- WHAT THE EXERCISE ASKS: Transcribe the lines below verbatim, skipping the images.

** start SUPPLIED INFORMATION **

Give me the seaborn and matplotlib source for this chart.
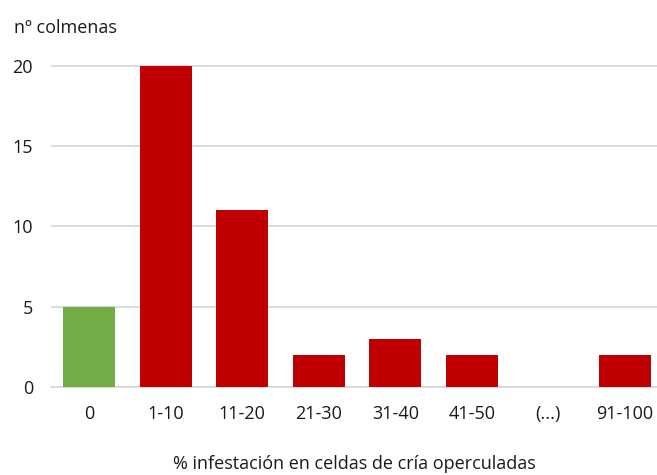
import matplotlib
matplotlib.use("Agg")
import matplotlib.pyplot as plt
import seaborn as sns
import pandas as pd

categorias = ["0", "1-10", "11-20", "21-30", "31-40", "41-50", "(...)", "91-100"]
colmenas = [5, 20, 11, 2, 3, 2, 0, 2]
colores = ["#70AD47", "#C00000", "#C00000", "#C00000", "#C00000", "#C00000", "#C00000", "#C00000"]
ticks_y = [0, 5, 10, 15, 20]

sns.set_theme(style="white")
plt.rcParams["font.family"] = ["Open Sans", "DejaVu Sans"]

df = pd.DataFrame({"rango": categorias, "n": colmenas})

fig = plt.figure(figsize=(6.57, 4.75), dpi=100)
ax = fig.add_axes([51 / 657, 88 / 475, 606 / 657, 322 / 475])

sns.barplot(data=df, x="rango", y="n", hue="rango", palette=colores,
            legend=False, width=0.68, saturation=1, linewidth=0, ax=ax, zorder=3)

ax.set_xlim(-0.5, 7.42)
ax.set_ylim(0, 20.05)
ax.set_yticks(ticks_y)
ax.yaxis.grid(True, color="#D9D9D9", linewidth=1.3, zorder=0)
ax.set_axisbelow(True)
for s in ["top", "right", "left"]:
    ax.spines[s].set_visible(False)
ax.spines["bottom"].set_color("#D9D9D9")
ax.spines["bottom"].set_linewidth(1.3)
ax.tick_params(axis="both", length=0, labelsize=13, colors="#1a1a1a")
ax.tick_params(axis="x", pad=13)
ax.tick_params(axis="y", pad=13)
ax.set_xlabel("% infestación en celdas de cría operculadas", fontsize=13, color="#1a1a1a", labelpad=23)
ax.set_ylabel("")
fig.text(14 / 657, 1 - 28 / 475, "nº colmenas", fontsize=13, color="#1a1a1a", va="center", ha="left")

fig.savefig("out.png", dpi=100)
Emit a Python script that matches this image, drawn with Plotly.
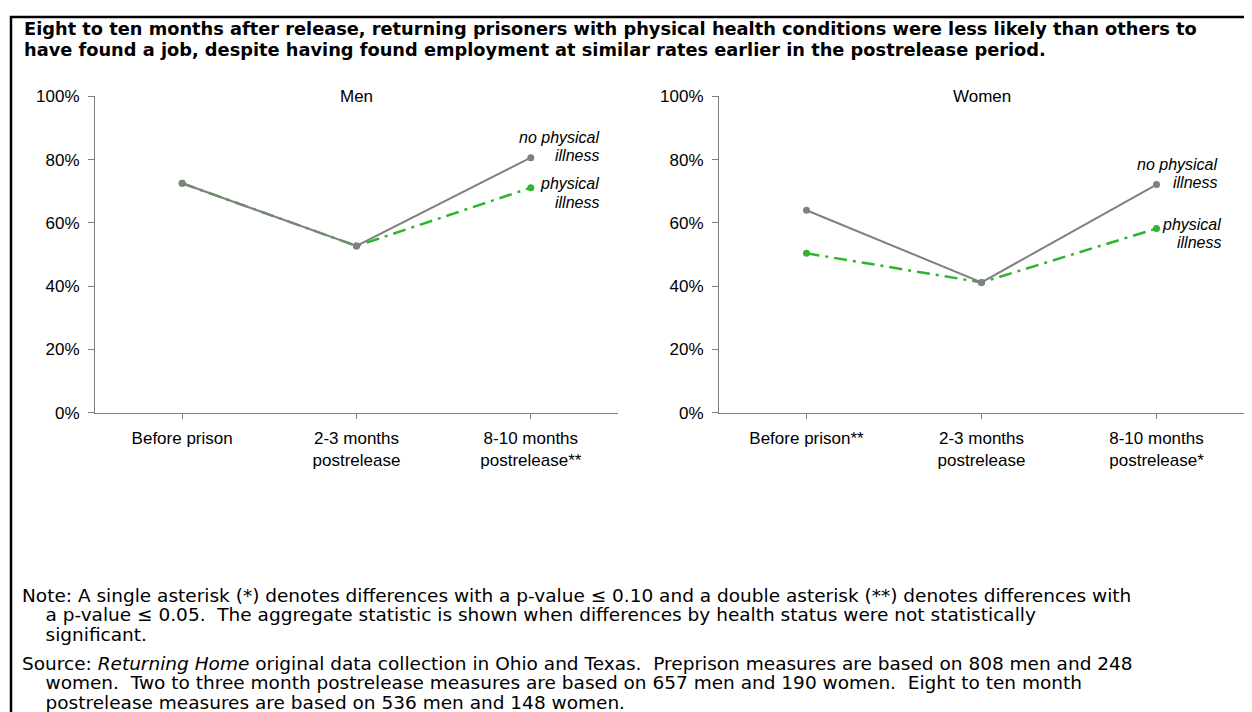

** end SUPPLIED INFORMATION **

- RESULT:
Give me the seaborn and matplotlib source for this chart.
import matplotlib
matplotlib.use("Agg")
import matplotlib.pyplot as plt
import seaborn as sns
import pandas as pd

categorias = ["0", "1-10", "11-20", "21-30", "31-40", "41-50", "(...)", "91-100"]
colmenas = [5, 20, 11, 2, 3, 2, 0, 2]
colores = ["#70AD47", "#C00000", "#C00000", "#C00000", "#C00000", "#C00000", "#C00000", "#C00000"]
ticks_y = [0, 5, 10, 15, 20]

sns.set_theme(style="white")
plt.rcParams["font.family"] = ["Open Sans", "DejaVu Sans"]

df = pd.DataFrame({"rango": categorias, "n": colmenas})

fig = plt.figure(figsize=(6.57, 4.75), dpi=100)
ax = fig.add_axes([51 / 657, 88 / 475, 606 / 657, 322 / 475])

sns.barplot(data=df, x="rango", y="n", hue="rango", palette=colores,
            legend=False, width=0.68, saturation=1, linewidth=0, ax=ax, zorder=3)

ax.set_xlim(-0.5, 7.42)
ax.set_ylim(0, 20.05)
ax.set_yticks(ticks_y)
ax.yaxis.grid(True, color="#D9D9D9", linewidth=1.3, zorder=0)
ax.set_axisbelow(True)
for s in ["top", "right", "left"]:
    ax.spines[s].set_visible(False)
ax.spines["bottom"].set_color("#D9D9D9")
ax.spines["bottom"].set_linewidth(1.3)
ax.tick_params(axis="both", length=0, labelsize=13, colors="#1a1a1a")
ax.tick_params(axis="x", pad=13)
ax.tick_params(axis="y", pad=13)
ax.set_xlabel("% infestación en celdas de cría operculadas", fontsize=13, color="#1a1a1a", labelpad=23)
ax.set_ylabel("")
fig.text(14 / 657, 1 - 28 / 475, "nº colmenas", fontsize=13, color="#1a1a1a", va="center", ha="left")

fig.savefig("out.png", dpi=100)
Emit a Python script that matches this image, drawn with Plotly.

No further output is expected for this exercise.